14 Responses to “Talking ’bout my generation”

  1. Janet Camp says:

    A lot must have changed between 1968 and 1972. I was “brainy” (always in honors classes), but not “nerdy” or socially awkward and the same was true for most of my “honors” classmates. I was never bullied (or even teased) for my intellectual ability–quite the contrary, it made me more “popular”. I wasn’t a cheerleader type, but neither was I marginalized in any way. What brought about the shift to deriding those with academic ability?

    I remain “popular” on fb with many classmates–especially guys I dated once or twice! Go figure. I’ve “kept myself up” as my grandmother would have said, but what these guys usually mention in their “comments” is how “smart” I was.

    • Donald Prothero says:

      I’m sure it varies from region to region, and some school districts manage to make “nerds” cooler than others (I would presume this is true of academically competitive private schools especially). But if American movies and TV are to be believed, in most schools the jocks and cheerleaders are the most powerful cliques, and the brainy are marginalized–and so it was in my school. It may be even worse for guys than for girls, because the jock culture tends to physically bully the weaker kids. I”m not sure if girls do the same–they bully by catty behavior and social stigmas, which can be worse.
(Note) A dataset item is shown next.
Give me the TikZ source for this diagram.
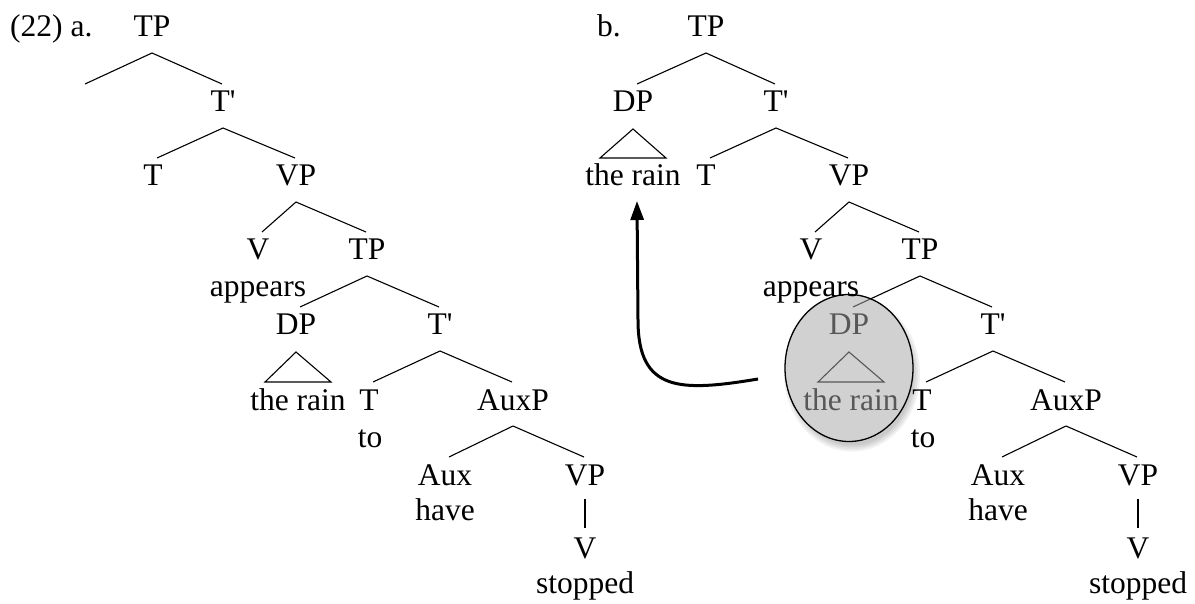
\documentclass[tikz,border=0pt]{standalone}
\usepackage{fontspec}
\setmainfont{Liberation Serif}
\usetikzlibrary{shapes.geometric,arrows.meta}
\newcommand\brL[2]{\draw[edge] ([yshift=-16bp]#1.base) -- ([xshift=4bp,yshift=28bp]#2.base);}
\newcommand\brR[2]{\draw[edge] ([yshift=-16bp]#1.base) -- ([xshift=-1bp,yshift=28bp]#2.base);}
\newcommand\tri[2]{\draw[edge] ([yshift=-17bp]#1.base) -- ([xshift=-33bp,yshift=28bp]#2.base) -- ([xshift=33bp,yshift=28bp]#2.base) -- cycle;}
\newcommand\unary[2]{\draw[edge] ([yshift=-14bp]#1.base) -- ([yshift=30bp]#2.base);}
\begin{document}
\begin{tikzpicture}[x=1bp,y=-1bp,
  lab/.style={anchor=base,inner sep=0pt,font=\fontsize{31.5bp}{36bp}\selectfont},
  edge/.style={line width=1.1bp},
  mvarrow/.style={line width=3bp,-{Triangle[length=19bp,width=13bp]}},
  hilite/.style={draw,ellipse,line width=1.3bp,minimum width=128bp,minimum height=147bp,inner sep=0pt,fill=black!34,fill opacity=0.52}]
\useasboundingbox (0,0) rectangle (1195,604);
\fill[white] (0,0) rectangle (1195,604);
% soft shadow of the highlight
\foreach \rx/\ry in {62/71.5,64/73.5,66/75.5,68/77.5}
  \fill[black,opacity=0.055] (852,374) ellipse [x radius=\rx bp, y radius=\ry bp];
\fill[white] (849,368) ellipse [x radius=64bp, y radius=73.5bp];
% labels
\node[lab,anchor=base west] (lblA) at (10,37) {(22) a.};
\node[lab,anchor=base west] (lblB) at (597,37) {b.};
% ---------- tree a ----------
\coordinate (aEmpty) at (85,84);
\node[lab] (aTP) at (152,37) {TP};
\node[lab] (aTb) at (223,112) {T\textquotesingle};
\node[lab] (aT) at (153,186) {T};
\node[lab] (aVP) at (296,186) {VP};
\node[lab] (aV) at (258,260) {V};
\node[lab] (aappears) at (258,297) {appears};
\node[lab] (aTP2) at (367,260) {TP};
\node[lab] (aDP) at (296,335) {DP};
\node[lab] (aTb2) at (440,335) {T\textquotesingle};
\node[lab] (arain) at (298,410) {the rain};
\node[lab] (aT2) at (369,410) {T};
\node[lab] (ato) at (370,447) {to};
\node[lab] (aAuxP) at (513,410) {AuxP};
\node[lab] (aAux) at (445,485) {Aux};
\node[lab] (ahave) at (445,520) {have};
\node[lab] (aVP2) at (585,485) {VP};
\node[lab] (aV2) at (585,558) {V};
\node[lab] (astopped) at (585,593) {stopped};
\draw[edge] ([yshift=-16bp]aTP.base) -- (aEmpty);
\brR{aTP}{aTb}
\brL{aTb}{aT}
\brR{aTb}{aVP}
\brL{aVP}{aV}
\brR{aVP}{aTP2}
\brL{aTP2}{aDP}
\brR{aTP2}{aTb2}
\tri{aDP}{arain}
\brL{aTb2}{aT2}
\brR{aTb2}{aAuxP}
\brL{aAuxP}{aAux}
\brR{aAuxP}{aVP2}
\unary{aVP2}{aV2}
% ---------- tree b ----------
\node[lab] (bTP) at (706,37) {TP};
\node[lab] (bDP) at (633,112) {DP};
\node[lab] (brainTop) at (633,186) {the rain};
\node[lab] (bTb) at (776,112) {T\textquotesingle};
\node[lab] (bT) at (706,186) {T};
\node[lab] (bVP) at (849,186) {VP};
\node[lab] (bV) at (811,260) {V};
\node[lab] (bTP2) at (920,260) {TP};
\node[lab] (bDP2) at (849,335) {DP};
\node[lab] (bTb2) at (993,335) {T\textquotesingle};
\node[lab] (brain) at (851,410) {the rain};
\node[lab] (bT2) at (922,410) {T};
\node[lab] (bto) at (923,447) {to};
\node[lab] (bAuxP) at (1066,410) {AuxP};
\node[lab] (bAux) at (998,485) {Aux};
\node[lab] (bhave) at (998,520) {have};
\node[lab] (bVP2) at (1138,485) {VP};
\node[lab] (bV2) at (1138,558) {V};
\node[lab] (bstopped) at (1138,593) {stopped};
\brL{bTP}{bDP}
\brR{bTP}{bTb}
\tri{bDP}{brainTop}
\brL{bTb}{bT}
\brR{bTb}{bVP}
\brL{bVP}{bV}
\brR{bVP}{bTP2}
\brL{bTP2}{bDP2}
\brR{bTP2}{bTb2}
\tri{bDP2}{brain}
\brL{bTb2}{bT2}
\brR{bTb2}{bAuxP}
\brL{bAuxP}{bAux}
\brR{bAuxP}{bVP2}
\unary{bVP2}{bV2}
% highlight over the moved DP
\node[hilite] (hl) at (849,368) {};
\node[lab] (bappears) at (811,297) {appears};
% movement arrow
\coordinate (mvS) at (758,379);
\coordinate (mvE) at (637,201);
\draw[mvarrow] (mvS) .. controls (680,392) and (638,392) .. (638,320) -- (mvE);
\end{tikzpicture}
\end{document}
And judging from my son’s high school, this has not changed–although the schools are trying to crack down on bullying and teasing and harassment more than ever…

      • Max says:

        If American movies and TV are to be believed, gangs break out into song and dance.

        Public schools have de facto segregation. It’s Mexican gangs versus Black gangs versus Armenian gangs.

      • Chris Howard says:

        “Keep it cool, boy. Real cool…”

      • Nyar says:

        In my school it was the Nortenos vs. the Surenos. Even the Blacks and Anglos were expected to side with one or the other.

      • Max says:

        “You gotta keep ‘em separated.”

    • LovleAnjel says:

      My (public) school culture was very different than Dr. Prothero’s – the top quarterback and head cheerleader were in my AP classes (we were also stratified by academic ability). The jocks and band mostly got along (the only way to get out of marching band was to play football – so the team had a number of band members on board). Most of the meanness came from a group of rich kids (mostly girls) who just had nothing better to do with themselves. They were easy to avoid if you picked the right classes. I never identified with John Hughes movies like everyone I went to college with seemed to, despite having attended public school in the area in which the movies are supposed to take place.

  2. Chris Howard says:

    Wow! None of you look 58. I had always assumed that you were closer to my age, 43. Oh, thanks for all that social justice stuff.

    Sorry my generations kinda “dropped the ball” on that one. All my punk rock, anarchist cohorts realized that they were confused fascists, and are now unwavering Ron Paul libertarians. :-/

  3. Nyar says:

    There is only one reason to go to a class reunion, to bone the chicks you couldn’t bone when you were in high school. Judging from your picture and your own self description, I think it is safe to say that you couldn’t bone any. Hopefully at your reunion you finally put some points up on the board. Better late than never.

  4. Jim Shaver says:

    Donald, you won Ben Stein’s money? Cool! That must have felt especially good for a biologist, given Stein’s idiotic Expelled anti-science propaganda. (I don’t know which came first; maybe it felt especially good in retrospect.)

    • tmac57 says:

      Ben Stein’s Money came first,and I actually use to like that show.It was several years later that I learned what an ass that Stein turned out to be.

      • Donald Prothero says:

        Yeah, and if you watch the taping (it was Season 2, with Jimmy Kimmel still serving as sidekick), I beat Ben because there were several science questions in the final round, and he bombed. We all know now how abysmally ignorant of science he is. Believe me, after “Expelled” came out, I was GLAD I kicked his ass!